_WORK REQUIRED_
Quote all of the data exactly as given. Skip every picture it contains.

--- start ---

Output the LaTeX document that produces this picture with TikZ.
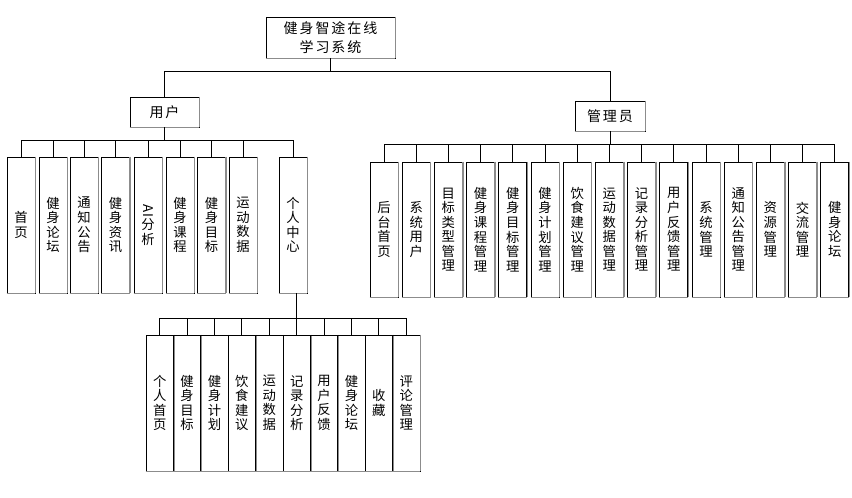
\documentclass[tikz,border=0pt]{standalone}
\usepackage{fontspec}
\usepackage{graphicx}
\newfontfamily\cjk[LetterSpace=8]{Noto Sans CJK SC}
\newfontfamily\cjkwide[LetterSpace=14]{Noto Sans CJK SC}
\begin{document}
\begin{tikzpicture}[x=0.75pt,y=-0.75pt,
  box/.style={draw=black, line width=0.7pt, inner sep=0pt, align=center,
    text=black, font=\cjk\fontsize{10}{10.9}\selectfont,
    append after command={
      (\tikzlastnode.north east) edge[draw=gray!90, line width=1pt] (\tikzlastnode.south east)
      (\tikzlastnode.south west) edge[draw=gray!90, line width=1pt] (\tikzlastnode.south east)}},
  topbox/.style={box, font=\cjkwide\fontsize{10.5}{14.3}\selectfont},
  ubox/.style={box, minimum width=28*0.75pt, minimum height=136*0.75pt},
  abox/.style={box, minimum width=28*0.75pt, minimum height=135*0.75pt},
  sbox/.style={box, minimum width=27.4*0.75pt, minimum height=136*0.75pt},
  link/.style={draw=black, line width=0.7pt}]
\useasboundingbox (0,0) rectangle (852,498);
\fill[white] (0,0) rectangle (852,498);

% root and second level
\node[topbox, minimum width=129*0.75pt, minimum height=41*0.75pt] (root) at (330.5,37.5) {健身智途在线\\学习系统};
\node[topbox, minimum width=69*0.75pt, minimum height=30*0.75pt] (user) at (164.5,112) {用户};
\node[topbox, minimum width=70*0.75pt, minimum height=30*0.75pt] (admin) at (610,116) {管理员};

% user leaves
\node[ubox] (u1) at (21,225) {首\\页};
\node[ubox] (u2) at (53,225) {健\\身\\论\\坛};
\node[ubox] (u3) at (84,225) {通\\知\\公\\告};
\node[ubox] (u4) at (115.5,225) {健\\身\\资\\讯};
\node[ubox] (u5) at (148,225) {\rotatebox{-90}{AI}\\分\\析};
\node[ubox] (u6) at (180,225) {健\\身\\课\\程};
\node[ubox] (u7) at (211.5,225) {健\\身\\目\\标};
\node[ubox] (u8) at (243,225) {运\\动\\数\\据};
\node[ubox] (u9) at (293,225) {个\\人\\中\\心};

% admin leaves
\node[abox] (a1) at (384,229.5) {后\\台\\首\\页};
\node[abox] (a2) at (416.2,229.5) {系\\统\\用\\户};
\node[abox] (a3) at (448.4,229.5) {目\\标\\类\\型\\管\\理};
\node[abox] (a4) at (480.6,229.5) {健\\身\\课\\程\\管\\理};
\node[abox] (a5) at (512.8,229.5) {健\\身\\目\\标\\管\\理};
\node[abox] (a6) at (545,229.5) {健\\身\\计\\划\\管\\理};
\node[abox] (a7) at (577.2,229.5) {饮\\食\\建\\议\\管\\理};
\node[abox] (a8) at (609.4,229.5) {运\\动\\数\\据\\管\\理};
\node[abox] (a9) at (641.6,229.5) {记\\录\\分\\析\\管\\理};
\node[abox] (a10) at (673.8,229.5) {用\\户\\反\\馈\\管\\理};
\node[abox] (a11) at (706,229.5) {系\\统\\管\\理};
\node[abox] (a12) at (738.2,229.5) {通\\知\\公\\告\\管\\理};
\node[abox] (a13) at (770.4,229.5) {资\\源\\管\\理};
\node[abox] (a14) at (802.6,229.5) {交\\流\\管\\理};
\node[abox] (a15) at (834.8,229.5) {健\\身\\论\\坛};

% personal centre leaves
\node[sbox] (s1) at (159.7,403) {个\\人\\首\\页};
\node[sbox] (s2) at (187.1,403) {健\\身\\目\\标};
\node[sbox] (s3) at (214.5,403) {健\\身\\计\\划};
\node[sbox] (s4) at (241.9,403) {饮\\食\\建\\议};
\node[sbox] (s5) at (269.3,403) {运\\动\\数\\据};
\node[sbox] (s6) at (296.7,403) {记\\录\\分\\析};
\node[sbox] (s7) at (324.1,403) {用\\户\\反\\馈};
\node[sbox] (s8) at (351.5,403) {健\\身\\论\\坛};
\node[sbox] (s9) at (378.9,403) {收\\藏};
\node[sbox] (s10) at (406.3,403) {评\\论\\管\\理};

% connectors
\draw[link] (root.south) -- ++(0,13) -| (user.north);
\draw[link] (root.south) -- ++(0,13) -| (admin.north);
\foreach \i in {1,...,9}
  \draw[link] (user.south) -- ++(0,13) -| (u\i.north);
\foreach \i in {1,...,15}
  \draw[link] (admin.south) -- ++(0,13) -| (a\i.north);
\foreach \i in {1,...,10}
  \draw[link] (u9.south -| s6.north) -- ++(0,25) -| (s\i.north);
\end{tikzpicture}
\end{document}
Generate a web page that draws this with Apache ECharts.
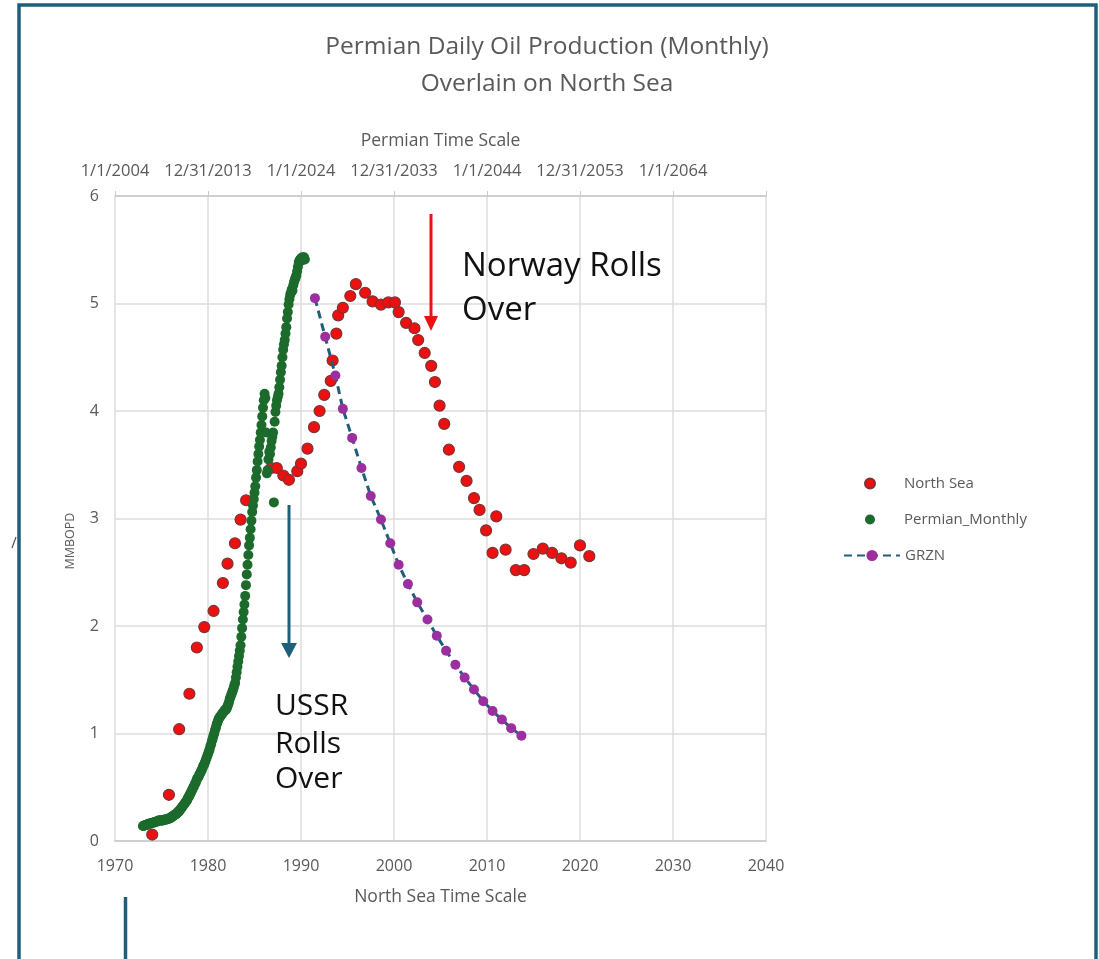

--- end ---

_RESPONSE TO THE TASK_
Output the LaTeX document that produces this picture with TikZ.
\documentclass[tikz,border=0pt]{standalone}
\usepackage{fontspec}
\usepackage{graphicx}
\newfontfamily\cjk[LetterSpace=8]{Noto Sans CJK SC}
\newfontfamily\cjkwide[LetterSpace=14]{Noto Sans CJK SC}
\begin{document}
\begin{tikzpicture}[x=0.75pt,y=-0.75pt,
  box/.style={draw=black, line width=0.7pt, inner sep=0pt, align=center,
    text=black, font=\cjk\fontsize{10}{10.9}\selectfont,
    append after command={
      (\tikzlastnode.north east) edge[draw=gray!90, line width=1pt] (\tikzlastnode.south east)
      (\tikzlastnode.south west) edge[draw=gray!90, line width=1pt] (\tikzlastnode.south east)}},
  topbox/.style={box, font=\cjkwide\fontsize{10.5}{14.3}\selectfont},
  ubox/.style={box, minimum width=28*0.75pt, minimum height=136*0.75pt},
  abox/.style={box, minimum width=28*0.75pt, minimum height=135*0.75pt},
  sbox/.style={box, minimum width=27.4*0.75pt, minimum height=136*0.75pt},
  link/.style={draw=black, line width=0.7pt}]
\useasboundingbox (0,0) rectangle (852,498);
\fill[white] (0,0) rectangle (852,498);

% root and second level
\node[topbox, minimum width=129*0.75pt, minimum height=41*0.75pt] (root) at (330.5,37.5) {健身智途在线\\学习系统};
\node[topbox, minimum width=69*0.75pt, minimum height=30*0.75pt] (user) at (164.5,112) {用户};
\node[topbox, minimum width=70*0.75pt, minimum height=30*0.75pt] (admin) at (610,116) {管理员};

% user leaves
\node[ubox] (u1) at (21,225) {首\\页};
\node[ubox] (u2) at (53,225) {健\\身\\论\\坛};
\node[ubox] (u3) at (84,225) {通\\知\\公\\告};
\node[ubox] (u4) at (115.5,225) {健\\身\\资\\讯};
\node[ubox] (u5) at (148,225) {\rotatebox{-90}{AI}\\分\\析};
\node[ubox] (u6) at (180,225) {健\\身\\课\\程};
\node[ubox] (u7) at (211.5,225) {健\\身\\目\\标};
\node[ubox] (u8) at (243,225) {运\\动\\数\\据};
\node[ubox] (u9) at (293,225) {个\\人\\中\\心};

% admin leaves
\node[abox] (a1) at (384,229.5) {后\\台\\首\\页};
\node[abox] (a2) at (416.2,229.5) {系\\统\\用\\户};
\node[abox] (a3) at (448.4,229.5) {目\\标\\类\\型\\管\\理};
\node[abox] (a4) at (480.6,229.5) {健\\身\\课\\程\\管\\理};
\node[abox] (a5) at (512.8,229.5) {健\\身\\目\\标\\管\\理};
\node[abox] (a6) at (545,229.5) {健\\身\\计\\划\\管\\理};
\node[abox] (a7) at (577.2,229.5) {饮\\食\\建\\议\\管\\理};
\node[abox] (a8) at (609.4,229.5) {运\\动\\数\\据\\管\\理};
\node[abox] (a9) at (641.6,229.5) {记\\录\\分\\析\\管\\理};
\node[abox] (a10) at (673.8,229.5) {用\\户\\反\\馈\\管\\理};
\node[abox] (a11) at (706,229.5) {系\\统\\管\\理};
\node[abox] (a12) at (738.2,229.5) {通\\知\\公\\告\\管\\理};
\node[abox] (a13) at (770.4,229.5) {资\\源\\管\\理};
\node[abox] (a14) at (802.6,229.5) {交\\流\\管\\理};
\node[abox] (a15) at (834.8,229.5) {健\\身\\论\\坛};

% personal centre leaves
\node[sbox] (s1) at (159.7,403) {个\\人\\首\\页};
\node[sbox] (s2) at (187.1,403) {健\\身\\目\\标};
\node[sbox] (s3) at (214.5,403) {健\\身\\计\\划};
\node[sbox] (s4) at (241.9,403) {饮\\食\\建\\议};
\node[sbox] (s5) at (269.3,403) {运\\动\\数\\据};
\node[sbox] (s6) at (296.7,403) {记\\录\\分\\析};
\node[sbox] (s7) at (324.1,403) {用\\户\\反\\馈};
\node[sbox] (s8) at (351.5,403) {健\\身\\论\\坛};
\node[sbox] (s9) at (378.9,403) {收\\藏};
\node[sbox] (s10) at (406.3,403) {评\\论\\管\\理};

% connectors
\draw[link] (root.south) -- ++(0,13) -| (user.north);
\draw[link] (root.south) -- ++(0,13) -| (admin.north);
\foreach \i in {1,...,9}
  \draw[link] (user.south) -- ++(0,13) -| (u\i.north);
\foreach \i in {1,...,15}
  \draw[link] (admin.south) -- ++(0,13) -| (a\i.north);
\foreach \i in {1,...,10}
  \draw[link] (u9.south -| s6.north) -- ++(0,25) -| (s\i.north);
\end{tikzpicture}
\end{document}
Generate a web page that draws this with Apache ECharts.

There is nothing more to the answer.